Money has ever been a motivating force in soccer; in fact this is the only game where money roles faster than anywhere else. To provide a level playing field across the soccer playing nations, European governing body even introduced Financial Fair Play policies but they did not provide the atmosphere everyone had expected. Clubs still spend mounting money to lure their choice of players and adjust the money paid with different tricks into their financial statements – we have seen how Neymar issue is being dragged into the court. If we look at current system, cost of hiring players in a transfer window has increased by more than forty percent to what it had been in the similar period last year, which means, clubs are exaggeratedly willing to throw away any price for their lovely players irrespective of what FFP says. On one side, it helps players earn more than they used to be, but on the other side, it also concentrates finest talent of the game to few high rich soccer clubs and this is what we are seeing today. FIFPro, the world players union, has come forward against this practice and asked FIFA to strengthen current transfer of players’ mechanism in such a way that it could offer equal opportunities to both rich and poor clubs so this game could add more regions under its vicinity.

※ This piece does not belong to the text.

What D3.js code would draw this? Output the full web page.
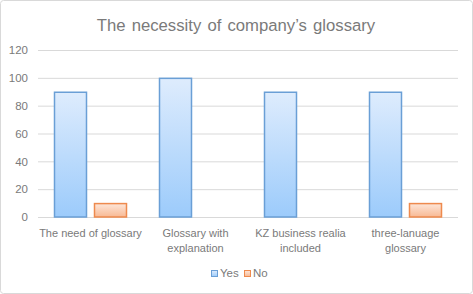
<!DOCTYPE html>
<html><head><meta charset="utf-8">
<script src="https://cdn.jsdelivr.net/npm/d3@7"></script>
<style>body{margin:0;background:#fff}svg{display:block}text{font-family:"Liberation Sans",Arial,sans-serif}</style>
</head><body>
<svg id="c" width="473" height="294"></svg>
<script>
const categories = [["The need of glossary"],["Glossary with","explanation"],["KZ business realia","included"],["three-lanuage","glossary"]];
const categoryKeys = ["The need of glossary","Glossary with explanation","KZ business realia included","three-lanuage glossary"];
const seriesNames = ["Yes","No"];
const yesValues = [90,100,90,90];
const noValues = [10,0,0,10];
const yTicks = [0,20,40,60,80,100,120];
const title = "The necessity of company\u2019s glossary";

const svg = d3.select("#c");
const W=473,H=294;
svg.append("rect").attr("x",0.5).attr("y",0.5).attr("width",W-1).attr("height",H-1).attr("rx",3)
  .attr("fill","#fff").attr("stroke","#d9d9d9");

const defs = svg.append("defs");
const g1 = defs.append("linearGradient").attr("id","gy").attr("x1",0).attr("y1",0).attr("x2",0).attr("y2",1);
g1.append("stop").attr("offset","0").attr("stop-color","#deecfd");
g1.append("stop").attr("offset","1").attr("stop-color","#9ccbfb");
const g2 = defs.append("linearGradient").attr("id","gn").attr("x1",0).attr("y1",0).attr("x2",0).attr("y2",1);
g2.append("stop").attr("offset","0").attr("stop-color","#fde6d9");
g2.append("stop").attr("offset","1").attr("stop-color","#f8b994");

const L=38,R=458,T=50,B=217;
const x = d3.scaleBand().domain(categoryKeys).range([L,R]).paddingInner(0).paddingOuter(0);
const y = d3.scaleLinear().domain([0,120]).range([B,T]);

svg.append("text").attr("x",236).attr("y",31).attr("text-anchor","middle")
  .attr("font-size",16.7).attr("word-spacing",1.5).attr("fill","#7a7a7a").text(title);

const yAxis = d3.axisLeft(y).tickValues(yTicks).tickSize(-(R-L)).tickPadding(10);
const ga = svg.append("g").attr("transform",`translate(${L},0)`).call(yAxis);
ga.select(".domain").remove();
ga.selectAll(".tick line").attr("stroke","#d9d9d9").attr("stroke-width",1);
ga.selectAll(".tick text").attr("fill","#7a7a7a").attr("font-size",11.5);

const barW=33, gap=7;
const offsets=[-(gap/2+barW), gap/2];
const data=[yesValues,noValues];
const fills=["url(#gy)","url(#gn)"], strokes=["#6a9fd6","#ee8a4e"];
data.forEach((vals,si)=>{
  svg.append("g").selectAll("rect").data(vals.map((v,i)=>({k:categoryKeys[i],v}))).enter()
    .filter(d=>d.v>0).append("rect")
    .attr("x",d=>x(d.k)+x.bandwidth()/2+offsets[si]+0.5)
    .attr("y",d=>y(d.v)+0.5)
    .attr("width",barW-1).attr("height",d=>y(0)-y(d.v)-0.5)
    .attr("fill",fills[si]).attr("stroke",strokes[si]).attr("stroke-width",1.5);
});

const xl = svg.append("g");
categories.forEach((lines,i)=>{
  const t = xl.append("text").attr("x",x(categoryKeys[i])+x.bandwidth()/2).attr("y",237)
    .attr("text-anchor","middle").attr("font-size",11).attr("fill","#7a7a7a");
  lines.forEach((ln,j)=>t.append("tspan").attr("x",x(categoryKeys[i])+x.bandwidth()/2).attr("dy",j?14.5:0).text(ln));
});

const lg = svg.append("g");
const lx=[211,244];
seriesNames.forEach((n,i)=>{
  lg.append("rect").attr("x",lx[i]+0.5).attr("y",270.5).attr("width",6).attr("height",6)
    .attr("fill",fills[i]).attr("stroke",strokes[i]);
  lg.append("text").attr("x",lx[i]+9).attr("y",277).attr("font-size",11.5).attr("fill","#7a7a7a").text(n);
});
</script>
</body></html>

FIFPro president Philippe Piat lambasted current system via a statement where he said, “Today, transfer fees are exorbitant and obscene. It’s the system that permits this, just as it allows clubs to run with enormous deficits. It even authorises third party ownership to trade shares in a player, as is done in the world of horses. These trends must worry all those who are thinking about and preparing for the football of tomorrow, as they worry FIFPro.”
Though, both FIFA and UEFA have long been pointing the same thing FIFPro is saying right now, but they failed to provide a level playing field across every aspiring soccer region and that is why players union has to come forward against current practice. Piat added, “We see this trend developing on numerous levels through our vast experience of nearly fifty years in the game and the complaints received from of our 55 member unions worldwide who show us daily that the majority of professional players are denied their basic rights.
“Part of the problem is these are ‘invisible’ players, those who do not command the attention of the wider public, whereas in actual fact they are the front line of this battle. Their struggles are representative and symptomatic of the transfer system’s core deficiencies.”